A theology drawing on the sources of Christian mysticism is capable of speaking to people beyond the churches’ visible borders. There are many people who could be described as “seekers”, who generally say of themselves that the don’t believe in religion but are spiritual people. Some of that group are former practising Christians who parted ways with churches (either having formally left a church or remaining in passive membership), but have not ceased to be “believers in their own way”. These people now constitute a diffuse church in the West, one that is possibly more numerous than the church of “practising Christians”. Pope Benedict has evidently realised that were church to identify solely with “practising Christians” and were it to concentrate on them alone, it would soon become a sect. That is why he has urged the church to do like the Jews did in the Temple of Jerusalem and open a “court of gentiles” for those who do not fully identify with the teachings and practices of the church, but nevertheless have an “ear for religion”.

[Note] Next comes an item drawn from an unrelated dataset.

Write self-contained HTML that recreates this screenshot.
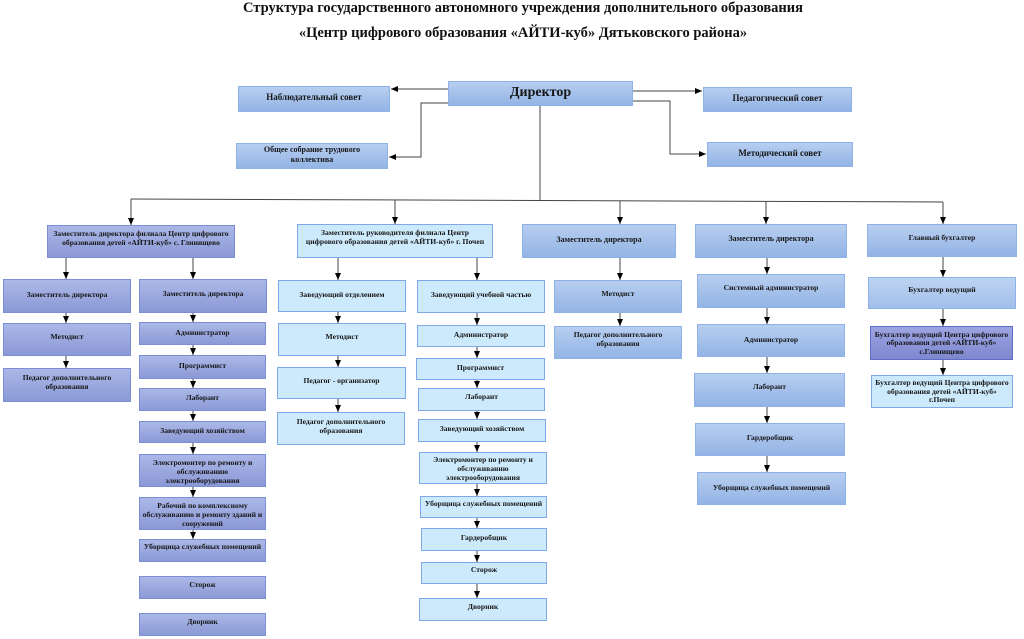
<!DOCTYPE html>
<html><head><meta charset="utf-8">
<style>
html,body{margin:0;padding:0;background:#fff;}
#c{position:relative;width:1024px;height:639px;overflow:hidden;background:#fff;}
.title{position:absolute;left:0;width:1046px;text-align:center;font:bold 14.5px/16px "Liberation Serif","Noto Serif CJK SC",serif;color:#111;white-space:nowrap;}
.b{position:absolute;box-sizing:border-box;display:flex;align-items:center;justify-content:center;text-align:center;font:bold 7.6px/9px "Liberation Serif","Noto Serif CJK SC",serif;color:#161616;padding:0 3px 3px;}
.g{background:linear-gradient(#b7cef0,#93b4e5);border:1px solid #8eb1e8;}
.p{background:linear-gradient(#abb8e7,#8b99d6);border:1px solid #7b8fd6;}
.l{background:#cdeafc;border:1px solid #7fa9e6;}
.d{background:linear-gradient(#9ca4e1,#7e88cf);border:1px solid #5f6ec4;}
.t{align-items:flex-start;padding-top:5px;}
.n{white-space:nowrap;}
.f9{font-size:9px;}
.f8{font-size:8px;}
svg{position:absolute;left:0;top:0;}
</style></head><body>
<div id="c">
<svg width="1024" height="639" viewBox="0 0 1024 639">
<defs><marker id="a" markerWidth="7" markerHeight="6" refX="7" refY="3" orient="auto" markerUnits="userSpaceOnUse"><path d="M0,0L7,3L0,6z" fill="#000"/></marker></defs>
<g fill="none" stroke="#444" stroke-width="1" marker-end="url(#a)">
<path d="M448,89H391"/>
<path d="M448,103H421V157H389"/>
<path d="M633,91H702"/>
<path d="M633,101H670V154H706"/>
<path d="M131,199V225"/><path d="M395,200V224"/><path d="M620,201V224"/><path d="M766,201V224"/><path d="M943,202V224"/>
<path d="M66,258V279"/><path d="M66,313V323"/><path d="M66,356V368"/>
<path d="M193,258V279"/><path d="M193,312V322"/><path d="M193,345V355"/><path d="M193,379V388"/><path d="M193,411V421"/><path d="M193,443V454"/><path d="M193,487V497"/><path d="M193,530V539"/>
<path d="M338,258V280"/><path d="M338,312V323"/><path d="M338,356V367"/><path d="M338,399V412"/>
<path d="M477,258V280"/><path d="M477,313V325"/><path d="M477,347V358"/><path d="M477,380V388"/><path d="M477,411V419"/><path d="M477,442V452"/><path d="M477,484V496"/><path d="M477,518V528"/><path d="M477,551V562"/><path d="M477,584V598"/>
<path d="M620,258V280"/><path d="M620,313V326"/>
<path d="M767,258V274"/><path d="M767,308V324"/><path d="M767,357V373"/><path d="M767,407V423"/><path d="M767,456V472"/>
<path d="M943,257V277"/><path d="M943,309V326"/><path d="M943,360V375"/>
</g>
<g fill="none" stroke="#444" stroke-width="1">
<path d="M540,106V200"/>
<path d="M131,199L943,202"/>
</g>
</svg>

<div class="title" style="top:0px;">Структура государственного автономного учреждения дополнительного образования</div>
<div class="title" style="top:25px;">«Центр цифрового образования «АЙТИ-куб» Дятьковского района»</div>

<div class="b g" style="left:448px;top:81px;width:185px;height:25px;font-size:14px;line-height:16px;padding-bottom:1px;">Директор</div>
<div class="b g f9" style="left:238px;top:86px;width:152px;height:26px;">Наблюдательный совет</div>
<div class="b g f8" style="left:236px;top:143px;width:152px;height:26px;line-height:10px;padding:0 14px 2px;">Общее собрание трудового коллектива</div>
<div class="b g f9" style="left:703px;top:87px;width:149px;height:25px;">Педагогический совет</div>
<div class="b g f9" style="left:707px;top:142px;width:146px;height:25px;">Методический совет</div>

<div class="b p t n" style="left:47px;top:225px;width:188px;height:33px;padding-top:3px;">Заместитель директора филиала Центр цифрового<br>образования детей «АЙТИ-куб» с. Глинищево</div>
<div class="b l t n" style="left:297px;top:224px;width:196px;height:34px;padding:3px 2px 0;">Заместитель руководителя филиала Центр<br>цифрового образования детей «АЙТИ-куб» г. Почеп</div>
<div class="b g f8" style="left:522px;top:224px;width:154px;height:34px;">Заместитель директора</div>
<div class="b g f8" style="left:695px;top:224px;width:152px;height:34px;padding-bottom:5px;">Заместитель директора</div>
<div class="b g" style="left:867px;top:224px;width:150px;height:33px;padding-bottom:6px;">Главный бухгалтер</div>

<div class="b p" style="left:3px;top:279px;width:128px;height:34px;">Заместитель директора</div>
<div class="b p" style="left:3px;top:323px;width:128px;height:33px;padding-bottom:6px;">Методист</div>
<div class="b p t n" style="left:3px;top:368px;width:128px;height:34px;padding:4px 2px 0;">Педагог дополнительного<br>образования</div>

<div class="b p" style="left:139px;top:279px;width:128px;height:34px;padding-bottom:5px;">Заместитель директора</div>
<div class="b p" style="left:139px;top:322px;width:127px;height:23px;">Администратор</div>
<div class="b p" style="left:139px;top:355px;width:127px;height:24px;padding-bottom:4px;">Программист</div>
<div class="b p" style="left:139px;top:388px;width:127px;height:23px;padding-bottom:5px;">Лаборант</div>
<div class="b p" style="left:139px;top:421px;width:127px;height:22px;padding-bottom:4px;">Заведующий хозяйством</div>
<div class="b p t n" style="left:139px;top:454px;width:127px;height:33px;padding:3px 2px 0;">Электромонтер по ремонту и<br>обслуживанию<br>электрооборудования</div>
<div class="b p t n" style="left:139px;top:497px;width:127px;height:33px;padding:3px 2px 0;">Рабочий по комплексному<br>обслуживанию и ремонту зданий и<br>сооружений</div>
<div class="b p" style="left:139px;top:539px;width:127px;height:23px;padding-bottom:8px;">Уборщица служебных помещений</div>
<div class="b p" style="left:139px;top:576px;width:127px;height:23px;padding-bottom:6px;">Сторож</div>
<div class="b p" style="left:139px;top:613px;width:127px;height:23px;padding-bottom:6px;">Дворник</div>

<div class="b l" style="left:278px;top:280px;width:128px;height:32px;">Заведующий отделением</div>
<div class="b l" style="left:278px;top:323px;width:128px;height:33px;padding-bottom:6px;">Методист</div>
<div class="b l" style="left:277px;top:367px;width:129px;height:32px;padding-bottom:6px;">Педагог - организатор</div>
<div class="b l t n" style="left:277px;top:412px;width:128px;height:33px;padding:4px 2px 0;">Педагог дополнительного<br>образования</div>

<div class="b l" style="left:417px;top:280px;width:128px;height:33px;padding-bottom:5px;">Заведующий учебной частью</div>
<div class="b l" style="left:417px;top:325px;width:128px;height:22px;">Администратор</div>
<div class="b l" style="left:416px;top:358px;width:129px;height:22px;padding-bottom:4px;">Программист</div>
<div class="b l" style="left:418px;top:388px;width:127px;height:23px;padding-bottom:7px;">Лаборант</div>
<div class="b l" style="left:418px;top:419px;width:128px;height:23px;padding-bottom:4px;">Заведующий хозяйством</div>
<div class="b l t n" style="left:419px;top:452px;width:128px;height:32px;padding:2px 2px 0;">Электромонтер по ремонту и<br>обслуживанию<br>электрооборудования</div>
<div class="b l" style="left:420px;top:496px;width:127px;height:22px;padding-bottom:7px;">Уборщица служебных помещений</div>
<div class="b l" style="left:421px;top:528px;width:126px;height:23px;padding-bottom:5px;">Гардеробщик</div>
<div class="b l" style="left:421px;top:562px;width:126px;height:22px;padding-bottom:7px;">Сторож</div>
<div class="b l" style="left:419px;top:598px;width:128px;height:23px;padding-bottom:7px;">Дворник</div>

<div class="b g" style="left:554px;top:280px;width:128px;height:33px;padding-bottom:7px;">Методист</div>
<div class="b g t n" style="left:554px;top:326px;width:128px;height:33px;padding:3px 2px 0;">Педагог дополнительного<br>образования</div>

<div class="b g" style="left:697px;top:274px;width:148px;height:34px;padding-bottom:8px;">Системный администратор</div>
<div class="b g" style="left:697px;top:324px;width:148px;height:33px;">Администратор</div>
<div class="b g" style="left:694px;top:373px;width:151px;height:34px;padding-bottom:8px;">Лаборант</div>
<div class="b g" style="left:695px;top:423px;width:150px;height:33px;padding-bottom:5px;">Гардеробщик</div>
<div class="b g" style="left:697px;top:472px;width:149px;height:33px;">Уборщица служебных помещений</div>

<div class="b g" style="left:868px;top:277px;width:148px;height:32px;padding-bottom:7px;background:linear-gradient(#bdd3f2,#a2bfea);">Бухгалтер ведущий</div>
<div class="b d n" style="left:870px;top:326px;width:143px;height:34px;padding:1px 2px 0;line-height:8.5px;">Бухгалтер ведущий Центра цифрового<br>образования детей «АЙТИ-куб»<br>с.Глинищево</div>
<div class="b l n" style="left:871px;top:375px;width:142px;height:33px;padding:1px 2px 0;line-height:8.5px;">Бухгалтер ведущий Центра цифрового<br>образования детей «АЙТИ-куб»<br>г.Почеп</div>
</div>
</body></html>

Pope Francis’ pontificate would seem to be creating scope not only for “pious pagans” but also for “ex-Catholics”. In a sense the future of the church is the future of western civilisation and it largely depends on whether the church will realise that another task awaits it, in addition to pastoral care for disciplined parishioners who have been termed “dwellers”, and in addition to classical missionary activity, namely: accompanying spiritual seekers in dialogue. This differs from classical missionary activity that seeks to bring “seekers” into the church and squeeze them into the existing institutional and intellectual boundaries of the church. Instead it seeks to extend those boundaries and enrich the treasury of the church with the experience of those “who don’t walk with us”.
A new ecclesiology should be based on Jesus’s firm response to the disciple’s wish for a monopoly of the truth: “Who is isn’t against us is for us”. A new ecclesiology should be kenotic in character and abandon any nostalgia for a “mass church”; it should abandon notions of the church as a sect creating a counter-culture against contemporary society, and also the model of a church that is uncritically conformist in its attitude to majority society. For the church to have an open door, Christians must have open minds. “New evangelisation” will only be truly new if it is preceded and accompanied by humble silence and attentive listening – the contemplative reading of the “signs of the times”.
Lisboa, Culturgest, 3.5.2016
(1) Cf. 1 Cor 13.12
(2) Cf. Phil 2.6-8
(3) Cf. Acts 10.41
(4) Cf. Luke 24, 13-24
(5) Cf. Matt 25, 31-46
(6) The Dogmatic Constitution Lumen Gentium, 8
(7) John 16.13; John 3.8
(8) John 16.13
(9) Romans 8.26
(10) Even before Ricoeur, second naïveté was defined by Wilhelm Dilthey (1833-1911): “If we cannot live the lives of others with the original experience of them, we can, through interpretation, attain a second naïveté. It is through interpretation that we can see and hear again, that we can come to understand others and, thence, ourselves.”